Because the city and private foundations and development companies were pouring money into other arts spaces in the area, surely they could pitch in? But no amount of crowdfunding or community support was enough, and none of the local business and civic associations could help out. Taylor was denied funding from the Robert W. Deutsch Foundation, a Community Legacy grant, and various private loans. Any bills associated with maintaining the space she paid out of pocket and with some help from family, friends, and small fundraising events.
"[I felt like] I came in at a prime time, thought I'd be a part of this wave, and the wave drowned me," Taylor jokes. "Thought I could ride the wave, got wiped out on the wave."
After a few more disappointments and failed attempts, Taylor decided to sell the theater this year, even though many of us tried to help the theater succeed. "Arts organizations and/or other business people found more reasons not to support the mission, not believing in someone like me could actually pull it off," she says. "My intention was just to open a venue where all, but especially local, aspiring artists could have a platform to express and share their works. Wasn't trying to get rich. The powers that be just didn't get it."
Taylor, along with four other theater artists, formed The People's Theater of Baltimore in 2013 as the Autograph's board of directors. "In light of the apparent instability of the space at the time, there were good intentions made to reorganize, and make the space more accountable," she says. "These people gave their time and efforts to save the theater. Unfortunately for me, part of saving the theater in their eyes meant purchasing it from me, and voting me out."

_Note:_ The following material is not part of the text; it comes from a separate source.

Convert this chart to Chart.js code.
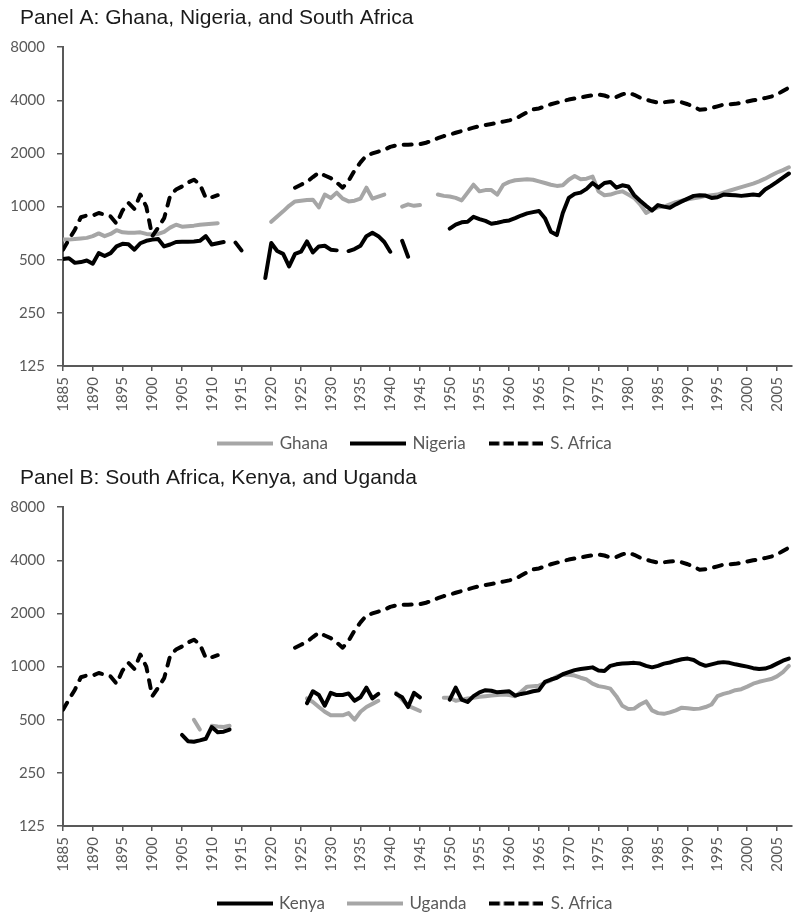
<!DOCTYPE html>
<html>
<head>
<meta charset="utf-8">
<script src="https://cdn.jsdelivr.net/npm/chart.js@4.4.1/dist/chart.umd.min.js"></script>
<style>
  html, body { margin: 0; padding: 0; background: #fff; overflow: hidden; }
  .panel { position: absolute; left: 0; width: 801px; height: 462px; }
  #panelA { top: 0; }
  #panelB { top: 460px; }
</style>
</head>
<body>
<div class="panel" id="panelA"><canvas id="chartA" width="801" height="462"></canvas></div>
<div class="panel" id="panelB"><canvas id="chartB" width="801" height="462"></canvas></div>
<script>
// Yıllar 1885 - 2007, değerler yıl sırasıyla (null = veri yok)
const years = [];
for (let y = 1885; y <= 2007; y++) years.push(y);

const xTicks = [1885, 1890, 1895, 1900, 1905, 1910, 1915, 1920, 1925, 1930, 1935, 1940, 1945,
                1950, 1955, 1960, 1965, 1970, 1975, 1980, 1985, 1990, 1995, 2000, 2005];
const yTicks = [125, 250, 500, 1000, 2000, 4000, 8000];

const ghana = [
  650, 650, 655, 660, 665, 680, 705, 680, 700, 735,          // 1885
  715, 710, 712, 715, 700, 695, 700, 720, 760, 790,          // 1895
  770, 775, 780, 790, 795, 800, 805, null, null, null,       // 1905
  null, null, null, null, null, 820, 880, 940, 1010, 1070,   // 1915
  1080, 1090, 1095, 990, 1170, 1120, 1200, 1110, 1070, 1080, // 1925
  1110, 1280, 1110, 1140, 1170, null, null, 1000, 1030, 1010, // 1935
  1020, null, null, 1170, 1150, 1140, 1120, 1085, 1200, 1330, // 1945
  1220, 1240, 1240, 1170, 1330, 1380, 1410, 1420, 1430, 1420, // 1955
  1390, 1360, 1330, 1310, 1320, 1420, 1490, 1430, 1440, 1480, // 1965
  1220, 1160, 1170, 1200, 1220, 1170, 1120, 1030, 920, 960,   // 1975
  990, 1000, 1030, 1060, 1080, 1100, 1115, 1130, 1150, 1160,  // 1985
  1170, 1200, 1230, 1260, 1290, 1320, 1350, 1390, 1440, 1500, // 1995
  1560, 1610, 1670                                           // 2005
];

const nigeria = [
  505, 510, 480, 485, 495, 475, 545, 525, 545, 595,          // 1885
  615, 612, 570, 620, 640, 650, 655, 595, 610, 630,          // 1895
  632, 632, 635, 640, 680, 610, 620, 630, null, 625,         // 1905
  565, null, null, null, 394, 622, 560, 540, 458, 540,       // 1915
  555, 635, 550, 595, 600, 570, 565, null, 560, 575,         // 1925
  600, 680, 710, 680, 630, 555, null, 640, 520, null,        // 1935
  null, null, null, null, null, 750, 790, 815, 820, 875,     // 1945
  850, 830, 800, 810, 825, 835, 860, 890, 915, 930,          // 1955
  945, 860, 720, 690, 920, 1120, 1180, 1200, 1260, 1360,     // 1965
  1280, 1360, 1380, 1280, 1320, 1300, 1160, 1080, 1010, 950, // 1975
  1020, 1000, 985, 1030, 1070, 1110, 1150, 1160, 1155, 1120, // 1985
  1130, 1170, 1165, 1160, 1150, 1160, 1170, 1160, 1250, 1310, // 1995
  1380, 1460, 1540                                           // 2005
];

const southAfrica = [
  570, 650, 740, 870, 890, 890, 920, 900, 880, 800,          // 1885
  950, 1050, 970, 1170, 1000, 680, 760, 860, 1150, 1250,     // 1895
  1300, 1370, 1420, 1340, 1120, 1130, 1160, null, null, null, // 1905
  null, null, null, null, null, null, null, null, null, 1280, // 1915
  1330, 1380, 1470, 1560, 1500, 1450, 1370, 1280, 1400, 1600, // 1925
  1780, 1950, 2000, 2050, 2100, 2180, 2220, 2240, 2240, 2250, // 1935
  2260, 2300, 2360, 2440, 2510, 2560, 2620, 2680, 2740, 2800, // 1945
  2860, 2900, 2940, 2980, 3030, 3080, 3140, 3280, 3420, 3550, // 1955
  3600, 3700, 3800, 3880, 3960, 4040, 4100, 4150, 4220, 4280, // 1965
  4320, 4260, 4150, 4180, 4320, 4420, 4300, 4140, 4040, 3950, // 1975
  3880, 3900, 3940, 3960, 3900, 3800, 3680, 3540, 3560, 3620, // 1985
  3700, 3780, 3800, 3820, 3880, 3940, 4000, 4060, 4120, 4200, // 1995
  4320, 4520, 4720                                           // 2005
];

const kenya = [
  null, null, null, null, null, null, null, null, null, null, // 1885
  null, null, null, null, null, null, null, null, null, null, // 1895
  410, 378, 375, 382, 390, 455, 425, 428, 440, null,         // 1905
  null, null, null, null, null, null, null, null, null, null, // 1915
  null, 620, 725, 690, 600, 710, 690, 690, 705, 640,         // 1925
  670, 760, 660, 700, null, null, 700, 670, 590, 710,        // 1935
  670, null, null, null, null, 650, 760, 650, 630, 680,      // 1945
  715, 735, 730, 715, 720, 725, 685, 700, 710, 725,          // 1955
  735, 820, 845, 865, 905, 930, 955, 970, 980, 990,          // 1965
  950, 945, 1010, 1030, 1040, 1045, 1050, 1040, 1010, 990,   // 1975
  1010, 1040, 1055, 1080, 1100, 1110, 1090, 1040, 1010, 1030, // 1985
  1050, 1060, 1050, 1030, 1015, 1000, 980, 970, 975, 1000,   // 1995
  1040, 1080, 1110                                           // 2005
];

const uganda = [
  null, null, null, null, null, null, null, null, null, null, // 1885
  null, null, null, null, null, null, null, null, null, null, // 1895
  null, null, 500, 440, null, 462, 458, 455, 462, null,      // 1905
  null, null, null, null, null, null, null, null, null, null, // 1915
  null, 660, 630, 590, 555, 530, 530, 530, 545, 500,         // 1925
  555, 590, 615, 640, null, null, 710, 650, 600, 580,        // 1935
  560, null, null, null, 665, 665, 640, 650, 660, 665,       // 1945
  675, 680, 685, 690, 695, 690, 680, 720, 770, 775,          // 1955
  780, 810, 835, 880, 900, 900, 890, 865, 845, 800,          // 1965
  775, 765, 750, 680, 600, 575, 578, 610, 635, 565,          // 1975
  545, 540, 550, 565, 585, 580, 575, 578, 590, 610,          // 1985
  680, 700, 715, 735, 745, 770, 800, 820, 835, 850,          // 1995
  880, 930, 1010                                             // 2005
];

const GRAY = '#a6a6a6';
const BLACK = '#000000';
const AXIS = '#595959';
const TICK_FONT = { family: 'Lato', size: 15 };

function toPoints(values) {
  return values.map((v, i) => ({ x: years[i], y: v }));
}

// Lejant için küçük çizgi örneği (canvas olarak)
function legendSample(color, dashed) {
  const c = document.createElement('canvas');
  c.width = dashed ? 54 : 56;
  c.height = 6;
  const g = c.getContext('2d');
  g.strokeStyle = color;
  g.lineWidth = 4;
  g.setLineDash(dashed ? [10.5, 4] : []);
  g.beginPath();
  g.moveTo(0, 3);
  g.lineTo(c.width, 3);
  g.stroke();
  return c;
}

function lineSet(label, values, color, dashed, order) {
  return {
    label: label,
    data: toPoints(values),
    borderColor: color,
    backgroundColor: color,
    borderWidth: 4,
    borderDash: dashed ? [8, 9] : [],
    borderCapStyle: 'round',
    borderJoinStyle: 'round',
    pointRadius: 0,
    pointHoverRadius: 0,
    tension: 0,
    spanGaps: false,
    fill: false,
    order: order,
    sample: legendSample(color, dashed)
  };
}

// Başlığı ve lejantı biraz kaydır
const shiftPlugin = {
  id: 'shiftBoxes',
  afterLayout(chart) {
    if (chart.titleBlock) chart.titleBlock.left = 20;
    if (chart.legend) chart.legend.left = 31;
  }
};

function makeChart(canvasId, title, datasets) {
  const ctx = document.getElementById(canvasId).getContext('2d');
  return new Chart(ctx, {
    type: 'line',
    data: { datasets: datasets },
    plugins: [shiftPlugin],
    options: {
      responsive: false,
      animation: false,
      devicePixelRatio: 1,
      layout: { padding: { left: 0, right: 1, top: 0, bottom: 0 } },
      plugins: {
        title: {
          display: true,
          text: title,
          align: 'start',
          color: '#1a1a1a',
          font: { family: 'Liberation Sans', size: 21, weight: 'normal' },
          padding: { top: 6, bottom: 16 }
        },
        legend: {
          position: 'bottom',
          labels: {
            usePointStyle: true,
            pointStyleWidth: 52,
            color: AXIS,
            font: { family: 'Lato', size: 17 },
            padding: 24,
            generateLabels: (chart) => chart.data.datasets.map((ds, i) => ({
              text: ds.label,
              fillStyle: ds.borderColor,
              strokeStyle: ds.borderColor,
              lineWidth: 0,
              pointStyle: ds.sample,
              hidden: false,
              datasetIndex: i,
              fontColor: AXIS
            }))
          }
        },
        tooltip: { enabled: false }
      },
      scales: {
        x: {
          type: 'linear',
          min: 1885,
          max: 2007.5,
          afterBuildTicks: (scale) => { scale.ticks = xTicks.map(v => ({ value: v })); },
          afterFit: (scale) => { scale.height = 45; },
          ticks: {
            autoSkip: false,
            minRotation: 90,
            maxRotation: 90,
            padding: 6,
            color: AXIS,
            font: TICK_FONT,
            callback: (v) => String(v)
          },
          grid: { drawOnChartArea: false, drawTicks: true, tickLength: 5, color: AXIS, lineWidth: 1.5 },
          border: { display: true, color: AXIS, width: 2 }
        },
        y: {
          type: 'logarithmic',
          min: 125,
          max: 8000,
          afterBuildTicks: (scale) => { scale.ticks = yTicks.map(v => ({ value: v })); },
          afterFit: (scale) => { scale.width = 63; },
          ticks: {
            padding: 12,
            color: AXIS,
            font: TICK_FONT,
            callback: (v) => String(v)
          },
          grid: { drawOnChartArea: false, drawTicks: true, tickLength: 6, color: AXIS, lineWidth: 1.5 },
          border: { display: true, color: AXIS, width: 2 }
        }
      }
    }
  });
}

makeChart('chartA', 'Panel A: Ghana, Nigeria, and South Africa', [
  lineSet('Ghana', ghana, GRAY, false, 2),
  lineSet('Nigeria', nigeria, BLACK, false, 1),
  lineSet('S. Africa', southAfrica, BLACK, true, 0)
]);

makeChart('chartB', 'Panel B: South Africa, Kenya, and Uganda', [
  lineSet('Kenya', kenya, BLACK, false, 1),
  lineSet('Uganda', uganda, GRAY, false, 2),
  lineSet('S. Africa', southAfrica, BLACK, true, 0)
]);
</script>
</body>
</html>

It seems that even as Baltimore's established and financed (or as Mayor SRB said at last year's Arts Town Hall, "mainstream") arts community is making an effort to diversify and increase accessibility, there's little effort to maintain or build ownership by black folks who make up a majority of the city's population. Even so, Taylor doesn't blame the historically race- and class-segregated Baltimore City for her lack of success with the theater. "I'm not blaming anyone. Fact is I should have been more prepared to take on such a project. Owning, operating, and managing a theater alone is a lot and I was in a little over my head."